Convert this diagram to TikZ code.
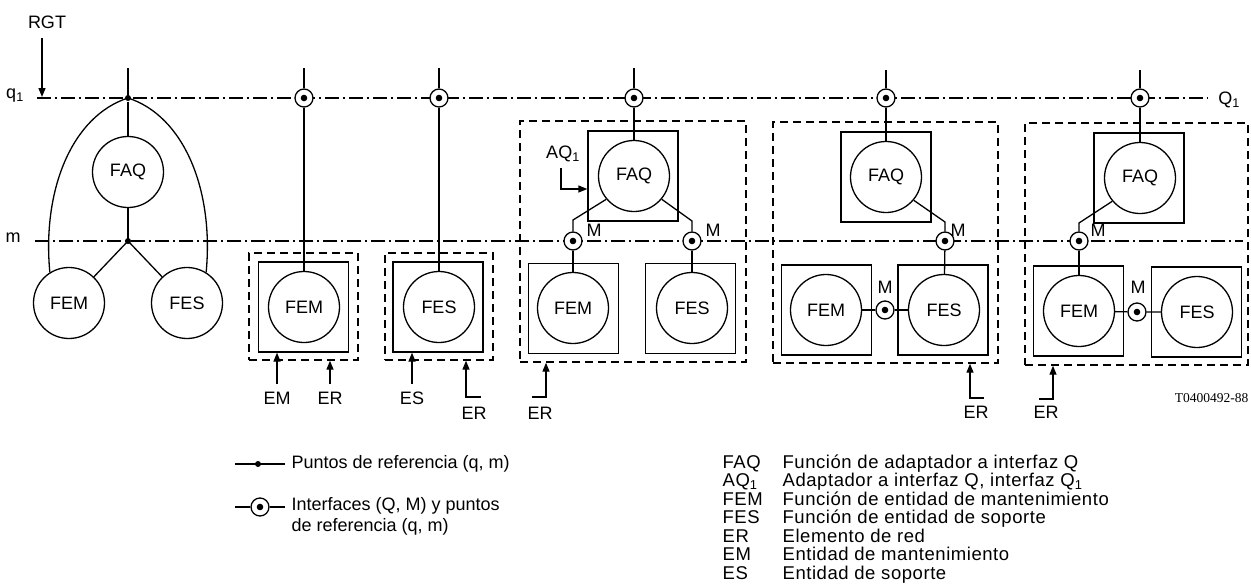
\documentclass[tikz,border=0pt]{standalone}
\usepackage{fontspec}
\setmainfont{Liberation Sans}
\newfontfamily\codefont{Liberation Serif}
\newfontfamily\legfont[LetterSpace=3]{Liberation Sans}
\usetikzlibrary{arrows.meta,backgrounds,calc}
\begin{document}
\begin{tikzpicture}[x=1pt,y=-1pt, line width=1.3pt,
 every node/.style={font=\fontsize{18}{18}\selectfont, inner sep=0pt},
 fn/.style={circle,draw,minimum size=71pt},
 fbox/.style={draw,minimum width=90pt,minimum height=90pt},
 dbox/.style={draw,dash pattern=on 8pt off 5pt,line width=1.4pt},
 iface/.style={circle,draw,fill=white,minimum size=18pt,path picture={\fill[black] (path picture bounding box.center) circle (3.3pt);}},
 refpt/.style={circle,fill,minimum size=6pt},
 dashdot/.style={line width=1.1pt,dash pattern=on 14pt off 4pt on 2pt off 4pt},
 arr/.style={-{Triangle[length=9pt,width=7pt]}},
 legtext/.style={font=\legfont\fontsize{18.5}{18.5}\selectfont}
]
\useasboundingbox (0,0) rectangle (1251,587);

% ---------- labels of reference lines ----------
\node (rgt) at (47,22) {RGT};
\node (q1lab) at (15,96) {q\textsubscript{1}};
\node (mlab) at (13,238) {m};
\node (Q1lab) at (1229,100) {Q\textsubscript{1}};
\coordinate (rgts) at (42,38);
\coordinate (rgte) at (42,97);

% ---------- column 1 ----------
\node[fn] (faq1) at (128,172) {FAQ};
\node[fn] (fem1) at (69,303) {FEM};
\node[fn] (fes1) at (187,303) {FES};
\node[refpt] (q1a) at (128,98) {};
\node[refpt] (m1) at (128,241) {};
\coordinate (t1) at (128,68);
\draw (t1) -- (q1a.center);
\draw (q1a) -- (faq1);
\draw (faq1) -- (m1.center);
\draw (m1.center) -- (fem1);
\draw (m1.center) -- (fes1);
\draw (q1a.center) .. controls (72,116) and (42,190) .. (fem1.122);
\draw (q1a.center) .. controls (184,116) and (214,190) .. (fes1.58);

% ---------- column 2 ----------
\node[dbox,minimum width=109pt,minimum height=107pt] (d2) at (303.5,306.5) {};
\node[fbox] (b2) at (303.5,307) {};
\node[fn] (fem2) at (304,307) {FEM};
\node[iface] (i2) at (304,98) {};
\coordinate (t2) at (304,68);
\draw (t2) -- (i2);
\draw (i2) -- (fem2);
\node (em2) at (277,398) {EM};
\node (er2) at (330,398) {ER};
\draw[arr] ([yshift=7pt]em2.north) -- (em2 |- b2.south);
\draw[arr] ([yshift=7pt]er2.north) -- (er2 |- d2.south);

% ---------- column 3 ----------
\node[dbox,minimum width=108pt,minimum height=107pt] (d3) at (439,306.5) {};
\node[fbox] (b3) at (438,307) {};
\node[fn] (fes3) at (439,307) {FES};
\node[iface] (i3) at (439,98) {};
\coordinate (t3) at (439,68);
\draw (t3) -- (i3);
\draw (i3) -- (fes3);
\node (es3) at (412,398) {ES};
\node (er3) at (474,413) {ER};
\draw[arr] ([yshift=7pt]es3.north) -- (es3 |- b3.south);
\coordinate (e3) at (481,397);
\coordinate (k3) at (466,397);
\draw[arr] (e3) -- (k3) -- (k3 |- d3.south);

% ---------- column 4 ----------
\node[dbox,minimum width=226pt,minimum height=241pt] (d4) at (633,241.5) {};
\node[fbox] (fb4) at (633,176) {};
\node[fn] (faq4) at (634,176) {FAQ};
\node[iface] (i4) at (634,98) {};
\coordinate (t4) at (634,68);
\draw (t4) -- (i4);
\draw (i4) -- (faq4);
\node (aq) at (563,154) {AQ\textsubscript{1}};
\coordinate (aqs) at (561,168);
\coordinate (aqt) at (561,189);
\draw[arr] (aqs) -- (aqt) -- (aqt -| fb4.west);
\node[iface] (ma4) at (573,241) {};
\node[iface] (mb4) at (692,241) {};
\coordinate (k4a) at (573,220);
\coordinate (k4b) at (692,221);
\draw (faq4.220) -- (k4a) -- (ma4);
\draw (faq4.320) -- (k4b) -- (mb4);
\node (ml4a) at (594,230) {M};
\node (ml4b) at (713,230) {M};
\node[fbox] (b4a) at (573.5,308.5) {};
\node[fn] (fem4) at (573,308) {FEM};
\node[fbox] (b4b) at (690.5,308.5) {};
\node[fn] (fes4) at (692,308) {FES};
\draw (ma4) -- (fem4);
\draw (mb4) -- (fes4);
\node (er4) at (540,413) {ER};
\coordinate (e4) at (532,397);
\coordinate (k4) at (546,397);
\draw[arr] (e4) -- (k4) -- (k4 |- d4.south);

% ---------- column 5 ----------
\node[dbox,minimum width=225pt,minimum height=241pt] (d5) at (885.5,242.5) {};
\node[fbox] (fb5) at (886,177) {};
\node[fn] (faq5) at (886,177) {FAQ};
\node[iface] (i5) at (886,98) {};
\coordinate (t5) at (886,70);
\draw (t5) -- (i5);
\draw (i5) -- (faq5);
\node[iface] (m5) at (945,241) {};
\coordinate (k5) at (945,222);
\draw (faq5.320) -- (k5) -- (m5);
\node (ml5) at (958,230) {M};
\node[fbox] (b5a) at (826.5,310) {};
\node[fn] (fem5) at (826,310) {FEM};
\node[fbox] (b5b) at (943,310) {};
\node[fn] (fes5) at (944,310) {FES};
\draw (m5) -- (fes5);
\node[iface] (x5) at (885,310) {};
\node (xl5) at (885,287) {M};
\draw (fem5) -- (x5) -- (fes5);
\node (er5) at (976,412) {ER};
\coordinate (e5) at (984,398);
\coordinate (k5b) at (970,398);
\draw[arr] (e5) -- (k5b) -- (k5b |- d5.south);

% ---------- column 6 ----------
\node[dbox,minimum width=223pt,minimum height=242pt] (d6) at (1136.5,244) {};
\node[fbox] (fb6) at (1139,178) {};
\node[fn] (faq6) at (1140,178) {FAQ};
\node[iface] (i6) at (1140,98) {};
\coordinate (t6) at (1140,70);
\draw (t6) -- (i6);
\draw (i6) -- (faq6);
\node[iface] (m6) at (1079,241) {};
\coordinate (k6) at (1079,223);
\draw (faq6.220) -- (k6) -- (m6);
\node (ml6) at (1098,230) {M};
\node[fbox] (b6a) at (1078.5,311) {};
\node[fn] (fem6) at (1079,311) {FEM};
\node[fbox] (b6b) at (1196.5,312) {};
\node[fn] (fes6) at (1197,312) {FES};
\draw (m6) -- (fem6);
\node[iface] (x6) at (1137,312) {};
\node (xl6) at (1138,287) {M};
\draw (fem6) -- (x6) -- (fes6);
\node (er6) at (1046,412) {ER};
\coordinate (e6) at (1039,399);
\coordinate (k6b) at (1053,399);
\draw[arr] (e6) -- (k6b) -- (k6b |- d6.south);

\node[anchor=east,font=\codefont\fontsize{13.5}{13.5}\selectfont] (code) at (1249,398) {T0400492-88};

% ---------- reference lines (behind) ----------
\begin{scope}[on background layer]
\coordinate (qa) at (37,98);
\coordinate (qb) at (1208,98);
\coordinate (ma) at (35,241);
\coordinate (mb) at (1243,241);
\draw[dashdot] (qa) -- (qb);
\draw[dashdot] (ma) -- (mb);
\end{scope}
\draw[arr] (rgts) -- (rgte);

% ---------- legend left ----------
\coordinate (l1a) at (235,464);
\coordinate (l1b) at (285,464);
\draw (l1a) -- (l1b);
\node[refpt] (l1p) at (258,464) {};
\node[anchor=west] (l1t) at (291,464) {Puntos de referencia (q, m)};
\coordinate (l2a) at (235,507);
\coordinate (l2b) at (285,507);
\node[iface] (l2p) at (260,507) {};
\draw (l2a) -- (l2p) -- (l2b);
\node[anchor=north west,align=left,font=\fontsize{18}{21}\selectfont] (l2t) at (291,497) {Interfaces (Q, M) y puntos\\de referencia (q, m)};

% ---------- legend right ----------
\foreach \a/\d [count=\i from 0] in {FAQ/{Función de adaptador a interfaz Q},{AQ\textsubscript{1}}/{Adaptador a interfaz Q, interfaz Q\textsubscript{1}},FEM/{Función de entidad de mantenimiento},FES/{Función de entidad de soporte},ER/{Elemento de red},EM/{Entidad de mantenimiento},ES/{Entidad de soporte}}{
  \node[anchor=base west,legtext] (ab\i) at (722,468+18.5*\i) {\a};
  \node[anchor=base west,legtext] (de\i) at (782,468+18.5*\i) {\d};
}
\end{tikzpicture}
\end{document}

*WHAT THE TASK ASKS*: Restate each line from the start of the listing through the line bearing "(0,0) rectangle (1251,587);" word for word. Drop the pictures.

*OUTPUT BELOW*:
Convert this diagram to TikZ code.
\documentclass[tikz,border=0pt]{standalone}
\usepackage{fontspec}
\setmainfont{Liberation Sans}
\newfontfamily\codefont{Liberation Serif}
\newfontfamily\legfont[LetterSpace=3]{Liberation Sans}
\usetikzlibrary{arrows.meta,backgrounds,calc}
\begin{document}
\begin{tikzpicture}[x=1pt,y=-1pt, line width=1.3pt,
 every node/.style={font=\fontsize{18}{18}\selectfont, inner sep=0pt},
 fn/.style={circle,draw,minimum size=71pt},
 fbox/.style={draw,minimum width=90pt,minimum height=90pt},
 dbox/.style={draw,dash pattern=on 8pt off 5pt,line width=1.4pt},
 iface/.style={circle,draw,fill=white,minimum size=18pt,path picture={\fill[black] (path picture bounding box.center) circle (3.3pt);}},
 refpt/.style={circle,fill,minimum size=6pt},
 dashdot/.style={line width=1.1pt,dash pattern=on 14pt off 4pt on 2pt off 4pt},
 arr/.style={-{Triangle[length=9pt,width=7pt]}},
 legtext/.style={font=\legfont\fontsize{18.5}{18.5}\selectfont}
]
\useasboundingbox (0,0) rectangle (1251,587);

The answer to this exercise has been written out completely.